On 01/07, Qian Cai wrote:
>
>
> On 1/7/19 8:52 AM, Peter Zijlstra wrote:
> > On Tue, Jan 01, 2019 at 12:44:35AM -0500, Qian Cai wrote:
> >> Running some mmap() workloads to put the system on low memory situation with
> >> swapping and OOM, and then it trigger this BUG(),
> >>
> >> void __noreturn do_task_dead(void)
> >> {
> >> /* Causes final put_task_struct in finish_task_switch(): */
> >> set_special_state(TASK_DEAD);
> >>
> >> /* Tell freezer to ignore us: */
> >> current->flags |= PF_NOFREEZE;
> >>
> >> __schedule(false);
> >> BUG();
> >>
> >> /* Avoid "noreturn function does return" - but don't continue if BUG()
> >> is a NOP: */
> >> for (;;)
> >> cpu_relax();
> >> }
> >
> > This would mean that we somehow loose the TASK_DEAD state before hitting
> > schedule(), but that is something that should be avoided by
> > set_special_state(), which is supposed to serialize against concurrent
> > wake-ups.

or may be pick_next_task() somehow returns the deactivated TASK_DEAD task?

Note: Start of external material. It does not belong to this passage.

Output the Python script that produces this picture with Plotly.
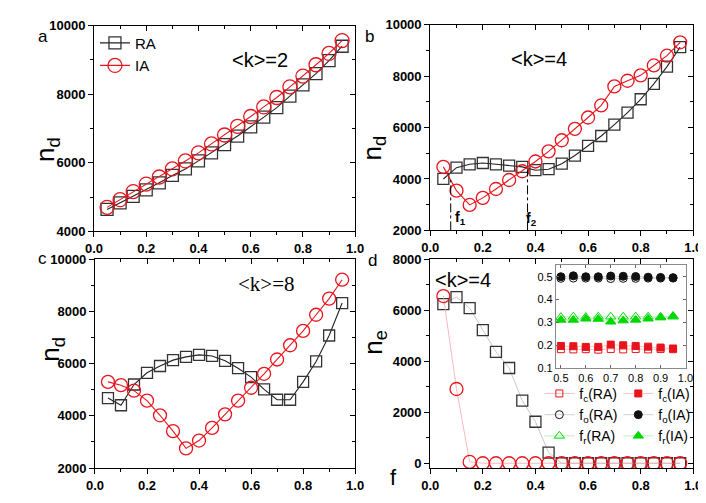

> > How readily does this reproduce?
>
> Running LTP oom01 [1] triggered it at least once in five attempts every time so
> far on v4.20+. Have not tried much on v5.0-rc1 yet.

Can you add

pr_crit("XXX: %ld %d\n", current->state, current->on_rq);

before that BUG() and reproduce?

Oleg.